While the plaintiffs’ bar has been filing lawsuits for over two decades over alleged health and environmental consequences associated with PFAS, as of late the types of plaintiffs and defendants, as well as the types of claims, have multiplied and evolved. Many recent PFAS plaintiffs have filed their class actions against consumer product manufacturers under consumer fraud statutes and other misrepresentation theories. Most of these PFAS class actions have not yet advanced to the class certification stage. Class certification theories remain a work in progress for plaintiffs, as most PFAS class actions to date have involved settlements and motions to dismiss.
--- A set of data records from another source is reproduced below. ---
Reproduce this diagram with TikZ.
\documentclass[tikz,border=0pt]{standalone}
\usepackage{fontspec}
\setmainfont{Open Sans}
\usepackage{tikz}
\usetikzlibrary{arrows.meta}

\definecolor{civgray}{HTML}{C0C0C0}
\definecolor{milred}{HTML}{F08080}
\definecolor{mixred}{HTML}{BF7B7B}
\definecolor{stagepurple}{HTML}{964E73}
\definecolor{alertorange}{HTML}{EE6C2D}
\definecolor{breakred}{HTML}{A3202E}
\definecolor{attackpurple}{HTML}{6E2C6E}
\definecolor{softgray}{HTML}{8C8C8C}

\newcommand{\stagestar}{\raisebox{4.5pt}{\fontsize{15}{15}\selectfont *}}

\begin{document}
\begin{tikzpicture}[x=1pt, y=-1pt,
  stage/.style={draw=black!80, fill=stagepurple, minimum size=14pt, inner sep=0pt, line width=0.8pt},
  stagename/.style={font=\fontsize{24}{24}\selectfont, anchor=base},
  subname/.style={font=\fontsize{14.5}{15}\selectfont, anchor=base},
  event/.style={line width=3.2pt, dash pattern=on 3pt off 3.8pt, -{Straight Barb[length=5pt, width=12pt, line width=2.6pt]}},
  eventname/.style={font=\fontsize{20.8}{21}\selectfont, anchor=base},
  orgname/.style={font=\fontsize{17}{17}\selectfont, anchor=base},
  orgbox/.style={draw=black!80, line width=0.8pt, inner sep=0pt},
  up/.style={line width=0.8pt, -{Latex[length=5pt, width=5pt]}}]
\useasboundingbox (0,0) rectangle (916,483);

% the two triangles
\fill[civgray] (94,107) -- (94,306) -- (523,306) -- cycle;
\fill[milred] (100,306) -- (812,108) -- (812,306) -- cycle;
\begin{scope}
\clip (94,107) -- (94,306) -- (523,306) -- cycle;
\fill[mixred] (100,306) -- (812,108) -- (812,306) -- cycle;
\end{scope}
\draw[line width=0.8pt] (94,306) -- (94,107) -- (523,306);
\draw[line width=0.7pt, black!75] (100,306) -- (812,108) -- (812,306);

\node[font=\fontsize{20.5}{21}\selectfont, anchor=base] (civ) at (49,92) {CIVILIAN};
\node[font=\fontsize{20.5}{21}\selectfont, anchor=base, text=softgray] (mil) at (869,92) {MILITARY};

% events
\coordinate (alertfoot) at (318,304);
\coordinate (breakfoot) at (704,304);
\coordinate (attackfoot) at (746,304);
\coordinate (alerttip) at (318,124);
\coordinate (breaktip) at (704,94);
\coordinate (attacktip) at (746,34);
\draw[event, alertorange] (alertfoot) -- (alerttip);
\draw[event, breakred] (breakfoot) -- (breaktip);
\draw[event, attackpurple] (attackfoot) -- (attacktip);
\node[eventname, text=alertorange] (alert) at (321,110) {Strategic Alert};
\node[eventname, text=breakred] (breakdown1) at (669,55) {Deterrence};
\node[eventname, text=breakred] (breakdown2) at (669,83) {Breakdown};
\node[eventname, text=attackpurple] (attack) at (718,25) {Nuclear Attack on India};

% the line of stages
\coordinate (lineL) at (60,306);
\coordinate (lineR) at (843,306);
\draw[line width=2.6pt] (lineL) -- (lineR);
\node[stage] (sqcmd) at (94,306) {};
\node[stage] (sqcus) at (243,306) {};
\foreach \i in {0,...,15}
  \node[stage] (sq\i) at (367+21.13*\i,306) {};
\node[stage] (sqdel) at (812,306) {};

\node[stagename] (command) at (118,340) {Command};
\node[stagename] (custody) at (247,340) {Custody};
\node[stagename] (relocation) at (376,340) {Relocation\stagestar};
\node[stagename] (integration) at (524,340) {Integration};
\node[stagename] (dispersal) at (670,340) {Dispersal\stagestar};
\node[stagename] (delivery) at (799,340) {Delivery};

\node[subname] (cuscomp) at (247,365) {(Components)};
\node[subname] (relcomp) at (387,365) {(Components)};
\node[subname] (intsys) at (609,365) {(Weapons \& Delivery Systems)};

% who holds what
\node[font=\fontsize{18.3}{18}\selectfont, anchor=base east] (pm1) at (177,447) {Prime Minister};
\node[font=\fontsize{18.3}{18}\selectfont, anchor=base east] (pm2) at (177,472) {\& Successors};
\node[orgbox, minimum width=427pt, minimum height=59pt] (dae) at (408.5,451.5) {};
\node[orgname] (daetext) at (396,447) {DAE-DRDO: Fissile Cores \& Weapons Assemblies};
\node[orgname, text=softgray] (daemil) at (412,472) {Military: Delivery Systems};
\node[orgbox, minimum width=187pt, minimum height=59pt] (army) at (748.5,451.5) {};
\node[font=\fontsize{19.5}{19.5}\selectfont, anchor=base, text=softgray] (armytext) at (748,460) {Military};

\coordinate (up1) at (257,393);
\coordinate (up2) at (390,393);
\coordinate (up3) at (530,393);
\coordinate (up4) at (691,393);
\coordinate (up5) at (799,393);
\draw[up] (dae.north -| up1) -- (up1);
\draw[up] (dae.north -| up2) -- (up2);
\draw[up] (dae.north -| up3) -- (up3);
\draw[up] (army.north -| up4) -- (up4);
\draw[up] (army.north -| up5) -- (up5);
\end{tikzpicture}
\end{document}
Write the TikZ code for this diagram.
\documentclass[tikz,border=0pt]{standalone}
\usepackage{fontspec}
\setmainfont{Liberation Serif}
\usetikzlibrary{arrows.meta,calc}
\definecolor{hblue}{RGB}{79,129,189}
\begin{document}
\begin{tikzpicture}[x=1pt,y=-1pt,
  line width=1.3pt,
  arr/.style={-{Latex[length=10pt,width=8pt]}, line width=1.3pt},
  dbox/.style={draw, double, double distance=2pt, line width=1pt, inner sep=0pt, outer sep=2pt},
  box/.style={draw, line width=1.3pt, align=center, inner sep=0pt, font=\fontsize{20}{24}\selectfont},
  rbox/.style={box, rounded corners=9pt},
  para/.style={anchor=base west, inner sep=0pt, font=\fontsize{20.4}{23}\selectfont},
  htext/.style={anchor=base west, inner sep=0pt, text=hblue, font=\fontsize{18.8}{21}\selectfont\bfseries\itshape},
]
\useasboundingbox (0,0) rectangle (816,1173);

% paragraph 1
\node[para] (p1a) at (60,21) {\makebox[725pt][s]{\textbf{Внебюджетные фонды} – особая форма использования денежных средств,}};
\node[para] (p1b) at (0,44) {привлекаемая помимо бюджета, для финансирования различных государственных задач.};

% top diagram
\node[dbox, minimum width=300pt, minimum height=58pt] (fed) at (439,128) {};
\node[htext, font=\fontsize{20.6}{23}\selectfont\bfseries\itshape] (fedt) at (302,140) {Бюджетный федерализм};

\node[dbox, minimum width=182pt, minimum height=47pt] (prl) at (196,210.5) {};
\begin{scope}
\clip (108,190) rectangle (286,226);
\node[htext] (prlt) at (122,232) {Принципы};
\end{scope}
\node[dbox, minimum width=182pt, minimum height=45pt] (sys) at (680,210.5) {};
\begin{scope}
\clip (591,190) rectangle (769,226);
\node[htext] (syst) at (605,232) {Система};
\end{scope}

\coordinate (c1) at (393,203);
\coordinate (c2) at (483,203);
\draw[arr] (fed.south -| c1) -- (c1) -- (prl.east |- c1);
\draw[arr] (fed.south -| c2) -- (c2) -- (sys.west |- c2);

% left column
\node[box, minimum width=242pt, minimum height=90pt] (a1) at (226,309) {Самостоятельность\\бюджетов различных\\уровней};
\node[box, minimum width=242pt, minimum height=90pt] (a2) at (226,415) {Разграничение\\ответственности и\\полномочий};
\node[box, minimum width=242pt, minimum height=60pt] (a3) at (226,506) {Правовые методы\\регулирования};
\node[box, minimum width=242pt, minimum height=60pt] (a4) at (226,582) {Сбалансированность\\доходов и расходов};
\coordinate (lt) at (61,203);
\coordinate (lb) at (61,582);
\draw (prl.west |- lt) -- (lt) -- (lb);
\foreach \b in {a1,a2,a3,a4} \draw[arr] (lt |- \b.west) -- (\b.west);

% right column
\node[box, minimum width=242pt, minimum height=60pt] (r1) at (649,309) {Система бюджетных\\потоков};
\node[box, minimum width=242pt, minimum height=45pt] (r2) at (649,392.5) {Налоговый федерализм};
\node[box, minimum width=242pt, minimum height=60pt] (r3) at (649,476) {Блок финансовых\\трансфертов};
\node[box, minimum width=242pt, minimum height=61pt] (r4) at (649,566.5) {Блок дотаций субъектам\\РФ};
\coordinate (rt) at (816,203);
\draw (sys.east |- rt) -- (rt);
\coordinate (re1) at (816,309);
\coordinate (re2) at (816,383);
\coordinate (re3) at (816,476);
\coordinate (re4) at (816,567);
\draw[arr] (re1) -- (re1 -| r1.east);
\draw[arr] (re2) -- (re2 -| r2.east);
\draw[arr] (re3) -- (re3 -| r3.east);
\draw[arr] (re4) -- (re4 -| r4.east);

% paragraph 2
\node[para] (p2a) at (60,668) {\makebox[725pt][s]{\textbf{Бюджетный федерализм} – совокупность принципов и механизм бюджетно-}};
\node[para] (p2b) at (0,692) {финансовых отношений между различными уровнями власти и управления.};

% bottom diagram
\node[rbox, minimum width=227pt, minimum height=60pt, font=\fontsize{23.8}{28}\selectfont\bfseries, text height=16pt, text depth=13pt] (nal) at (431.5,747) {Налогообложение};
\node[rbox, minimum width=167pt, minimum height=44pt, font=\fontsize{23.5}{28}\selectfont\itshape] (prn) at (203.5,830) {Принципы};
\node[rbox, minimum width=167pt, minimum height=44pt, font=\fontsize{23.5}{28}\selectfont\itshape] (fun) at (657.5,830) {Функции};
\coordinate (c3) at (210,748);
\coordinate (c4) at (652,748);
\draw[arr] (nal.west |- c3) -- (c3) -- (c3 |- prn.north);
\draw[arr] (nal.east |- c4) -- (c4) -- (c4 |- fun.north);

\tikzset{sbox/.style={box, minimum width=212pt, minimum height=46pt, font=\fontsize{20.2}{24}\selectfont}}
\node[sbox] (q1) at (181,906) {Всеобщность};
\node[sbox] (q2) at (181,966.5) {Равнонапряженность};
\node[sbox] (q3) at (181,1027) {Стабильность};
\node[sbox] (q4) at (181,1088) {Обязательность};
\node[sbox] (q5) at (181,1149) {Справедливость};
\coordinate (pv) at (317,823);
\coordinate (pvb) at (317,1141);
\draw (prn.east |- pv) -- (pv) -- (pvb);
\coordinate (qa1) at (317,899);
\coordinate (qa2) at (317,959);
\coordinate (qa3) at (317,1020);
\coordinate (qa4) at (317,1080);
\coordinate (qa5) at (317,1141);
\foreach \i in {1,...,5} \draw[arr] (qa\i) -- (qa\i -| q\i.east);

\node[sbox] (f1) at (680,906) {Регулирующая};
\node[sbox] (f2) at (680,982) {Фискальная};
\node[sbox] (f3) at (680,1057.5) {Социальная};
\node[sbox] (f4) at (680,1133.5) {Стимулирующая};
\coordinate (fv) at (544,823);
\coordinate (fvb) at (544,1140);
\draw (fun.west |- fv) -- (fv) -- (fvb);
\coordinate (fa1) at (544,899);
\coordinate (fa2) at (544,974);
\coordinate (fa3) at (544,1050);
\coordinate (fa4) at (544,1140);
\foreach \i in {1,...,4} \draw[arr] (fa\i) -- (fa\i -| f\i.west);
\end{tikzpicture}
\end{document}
In 2024, we saw numerous rulings on motions to dismiss, with the plausibility of plaintiffs’ claims often turning on the nature of defendants’ alleged misrepresentations, specificity and content of plaintiffs’ allegations regarding the nature of the testing they performed on the alleged products, temporal proximity of purchases to testing, and test results. Rulings in this area of the law have been numerous and mixed. Compare, e.g., Lowe, et al. v. Edgewell Personal Care Co., 2024 U.S. Dist. LEXIS 7238(N.D. Cal. Jan. 12, 2024) (dismissing PFAS class action because plaintiffs’ allegations regarding their independent testing for presence of PFAS in consumer product lacked specificity); Bounthon, et al. v. Procter & Gamble Co., 2024 WL 4495501, at *2-3, 7-10 (N.D. Cal. Oct. 15, 2024) (dismissing PFAS class action, finding the alleged reliability of plaintiffs’ total organic flourine analysis refuted by plaintiffs’ own allegations and finding implausible plaintiffs’ allegations that 30 parts per million of PFA are harmful); Onaka, et al. v. Shiseido Americas Corp., 2024 WL 1177976, at *3 (S.D.N.Y. Mar. 19, 2024) (dismissing PFAS class action because plaintiffs failed to allege their testing was near in time to their purchases); with Winans, et al. v. Ornua Foods Inc., 2024 WL 1741079, at *5 (E.D.N.Y. Apr. 23, 2024) (finding that whether FDA regulations exempting insignificant levels of incidental food additives from disclosure preempted consumer’s omission-based claims regarding PFAS was question of fact not amenable to motion to dismiss), Hicks, et al. v. L’Oreal U.S.A., Inc., 2024 WL 4252498, at *11 (S.D.N.Y. Sept. 19, 2024) (denying in part and granting in part motion to dismiss and finding plaintiffs’ alleged testing sufficient to “allow for the plausible inference at this stage that there was a pervasive PFAS presence in the Products”).
Given the settlement numbers to date, companies can expect PFAS to generate more filings in the coming year as plaintiffs seek a share of the PFAS treasure chest and their targets, in turn, seek to pass costs down the chain.